Whereever and whenever this happens, this is a bug.
One could fix this bug by putting the burden on the programmer, by
documentation all functions that cause such silent encoding changes (that
includes xs module documentation).
Another way is to apply the same interpretation everywhere: a string is
simply a concatenation of codepoints, encoding (external encoding) is
supplied by the programmer.
> And most of the problems when you want to work with Unicode (even if you
> _only_ want to use UTF-8, not even throwing UTF-16 into the mix)
One of the major problem in this discussion is when people confuse
"unicode" and an encoding such as "utf-8" or "latin-1": I can encode
(some) unicode in latin1, that doesn't make it less unicode, and I can
encode all unicode in utf-8 or utf-16, but that does't make either valid
unicode codepoints.
For perl utf-8 and utf-16 are just byte strings. Yes, when you mix them
together, you might shoot yourself in the foot (or not, there are valid
reasons to do so), but the programmer is responsible for it.
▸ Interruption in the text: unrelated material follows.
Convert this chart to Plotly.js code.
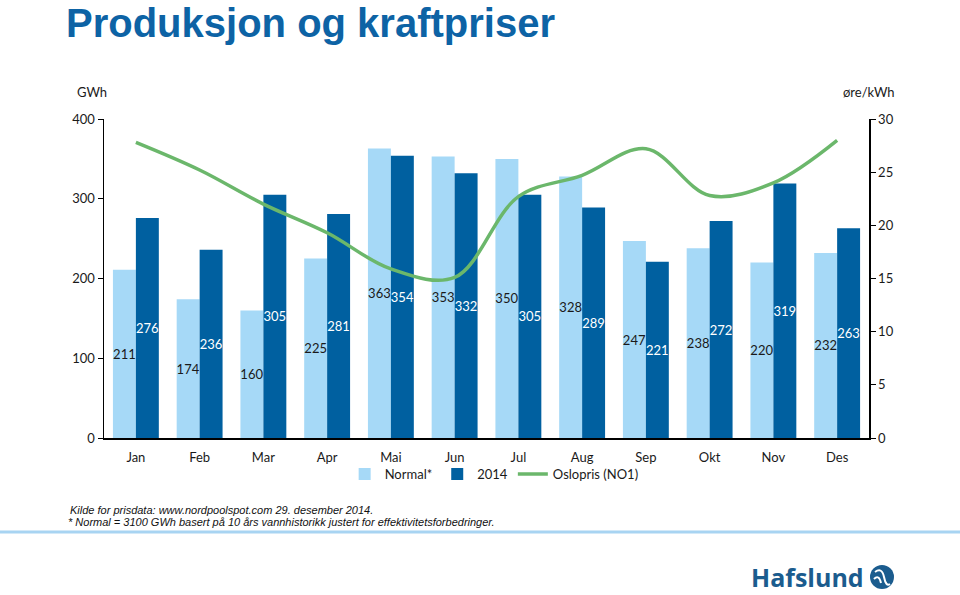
<!DOCTYPE html>
<html>
<head>
<meta charset="utf-8">
<script src="https://cdn.plot.ly/plotly-3.0.1.min.js"></script>
<style>html,body{margin:0;padding:0;background:#fff;}#chart{width:960px;height:595px;}</style>
</head>
<body>
<div id="chart"></div>
<script>
const months = ['Jan','Feb','Mar','Apr','Mai','Jun','Jul','Aug','Sep','Okt','Nov','Des'];
const normal = [211,174,160,225,363,353,350,328,247,238,220,232];
const prod2014 = [276,236,305,281,354,332,305,289,221,272,319,263];
const oslopris = [27.8,25.2,22.0,19.3,15.9,15.1,22.7,24.7,27.2,22.8,24.0,28.0];
const gwhTicks = [0,100,200,300,400];
const priceTicks = [0,5,10,15,20,25,30];

const FONT = 'Lato, "Open Sans", sans-serif';
const LIGHT = '#a6d9f7';
const DARK = '#0060a0';
const GREEN = '#6bb76b';

const traces = [
  {type:'bar', name:'Normal*', x:months, y:normal, marker:{color:LIGHT},
   text:normal.map(String), textposition:'inside', insidetextanchor:'middle',
   textangle:0, constraintext:'none', textfont:{family:FONT, size:13, color:'#1a1a1a'},
   hoverinfo:'skip'},
  {type:'bar', name:'2014', x:months, y:prod2014, marker:{color:DARK},
   text:prod2014.map(String), textposition:'inside', insidetextanchor:'middle',
   textangle:0, constraintext:'none', textfont:{family:FONT, size:13, color:'#ffffff'},
   hoverinfo:'skip'},
  {type:'scatter', mode:'lines', name:'Oslopris (NO1)', x:months, y:oslopris, yaxis:'y2',
   line:{color:GREEN, width:3.5, shape:'spline', smoothing:1}, hoverinfo:'skip'}
];

const layout = {
  width:960, height:595,
  paper_bgcolor:'#ffffff', plot_bgcolor:'#ffffff',
  margin:{l:104, r:91, t:119, b:157, autoexpand:false},
  font:{family:FONT, size:13, color:'#1a1a1a'},
  barmode:'group', bargap:0.28, bargroupgap:0,
  showlegend:true,
  legend:{orientation:'h', x:0.51, xanchor:'center', y:-0.066, yanchor:'top',
          bgcolor:'rgba(0,0,0,0)',
          font:{family:FONT, size:13, color:'#1a1a1a'}, traceorder:'normal',
          itemwidth:30},
  title:{text:'Produksjon og kraftpriser', font:{family:'Liberation Sans, Arial, sans-serif', size:40, color:'#0d63a5', weight:'bold'},
         xref:'container', yref:'container', x:66/960, xanchor:'left', y:1-23/595, yanchor:'middle'},
  xaxis:{showgrid:false, zeroline:false, showline:true, linecolor:'#000', linewidth:1.5,
         ticks:'', ticklabelstandoff:7, tickfont:{family:FONT, size:13, color:'#1a1a1a'}},
  yaxis:{range:[0,400], tickvals:gwhTicks, showgrid:false, zeroline:false, showline:true,
         linecolor:'#000', linewidth:1.5, ticks:'outside', ticklen:5, tickcolor:'#000',
         tickfont:{family:FONT, size:13, color:'#1a1a1a'}, fixedrange:true},
  yaxis2:{range:[0,30], tickvals:priceTicks, overlaying:'y', side:'right', showgrid:false,
          zeroline:false, showline:true, linecolor:'#000', linewidth:1.5, ticks:'outside',
          ticklen:5, tickcolor:'#000', tickfont:{family:FONT, size:13, color:'#1a1a1a'}},
  annotations:[
    {text:'GWh', xref:'paper', yref:'paper', x:-0.0157, y:1+(119-92)/319, xanchor:'center', yanchor:'middle',
     showarrow:false, font:{family:FONT, size:13, color:'#1a1a1a'}},
    {text:'øre/kWh', xref:'paper', yref:'paper', x:1+(869-869)/765, y:1+(119-92)/319, xanchor:'center', yanchor:'middle',
     showarrow:false, font:{family:FONT, size:13, color:'#1a1a1a'}},
    {text:'<i>Kilde for prisdata: www.nordpoolspot.com 29. desember 2014.</i>', xref:'paper', yref:'paper',
     x:(68-104)/765, y:-(510-438)/319, xanchor:'left', yanchor:'middle', showarrow:false,
     font:{family:'Liberation Sans, Arial, sans-serif', size:11, color:'#111'}},
    {text:'<i>* Normal = 3100 GWh basert på 10 års vannhistorikk justert for effektivitetsforbedringer.</i>', xref:'paper', yref:'paper',
     x:(66-104)/765, y:-(522-438)/319, xanchor:'left', yanchor:'middle', showarrow:false,
     font:{family:'Liberation Sans, Arial, sans-serif', size:11, color:'#111'}},
    {text:'<b>Hafslund</b>', xref:'paper', yref:'paper', x:(866-104)/765, y:-(577-438)/319,
     xanchor:'right', yanchor:'middle', showarrow:false,
     font:{family:'Open Sans, sans-serif', size:25, color:'#1b5c8e'}}
  ],
  shapes:[
    {type:'line', xref:'paper', yref:'paper', x0:-104/765, x1:1+91/765, y0:-(532-438)/319, y1:-(532-438)/319,
     line:{color:'#a8d4f2', width:3}},
    {type:'circle', xref:'paper', yref:'paper', x0:(870-104)/765, x1:(894-104)/765,
     y0:-(589-438)/319, y1:-(565-438)/319, fillcolor:'#1b5c8e', line:{width:0}},
    {type:'path', xref:'paper', yref:'paper',
     path:'M '+((875-104)/765)+' '+(-(572-438)/319)+' Q '+((882-104)/765)+' '+(-(567-438)/319)+' '+((884-104)/765)+' '+(-(577-438)/319)+' T '+((890-104)/765)+' '+(-(584-438)/319),
     line:{color:'#ffffff', width:2}},
    {type:'path', xref:'paper', yref:'paper',
     path:'M '+((874-104)/765)+' '+(-(579-438)/319)+' Q '+((879-104)/765)+' '+(-(574-438)/319)+' '+((881-104)/765)+' '+(-(583-438)/319),
     line:{color:'#ffffff', width:2}}
  ]
};

Plotly.newPlot('chart', traces, layout, {displayModeBar:false, staticPlot:true});
</script>
</body>
</html>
Now throw in some of the "transparent ansi encoding" in it, and you will
find that perl sometimes re-intreprets your utf-8 bytes as, say, koi8-r
while upgrading it. In extreme cases this transformation might not even be
reversible.
A programmer must not have to track this, this is insane. a programmer
has his hands full in tracking his own string encodings, he must not be
bothered to also track what pelr or perl could not do to his strings when
he isn't expecting it (because this is not documented).
> Or in other words, Perls "frees the programmer from traking encodings"
> by making him carefully track all strings as they come in and go out
exactly. perl itself does _not_ attach an encoding to its strings, thats what
I am saying all the time.
atatching one (namely ANSI depending in internal flags) is just plain
broken, as this would make it imppossible to handle "the" non-ansi encoding
in a defined way.
> Not to mention that you actually lose the information what original
> encoding the string had - "aa" looks the same in latin1 and utf-8, but
> depending on which encoding it "has", acts differently. (at least thats
> what I remember from regexps discussions)
exactly, thats what forcing the interpretation to ansi is simply wrong -
my binary data string isn't ansi-encoded, my utf-8 string from that file
isn't either, etc. etc.
> It would be _much_ easier if all strings in Perl carried their encoding
> with them, and Perl would be able to simple mix two strings by
> automatically upgrading them according to their encoding. Then you'd
> also be able to query the encoding, btw. No more guesswork based upon a
> single bit.
That would be interesting, but you would still have to mark all such data
accordingly, so the programm still has to track changes.
It would also break perl w.r.t. earlier versions completely, as suddenly you
needed to tag your data wether it is a string or not.
Perl's current (mostly-implemented) unicode model is to treat strings as
concatenations of codepoints, and it is up to you to interpret them.
regexes are simply *buggy* when they use different interpretations of my
string data depending on some earlier siletn/transparent upgrade operation
that isn't refectled in my code.
> The current way (everything is either Latin-1 or UTF-8 and we only have
This is simply not the current way. If it were, I couldn't handle euc-jp
or binary data in perl, but obviously, I can.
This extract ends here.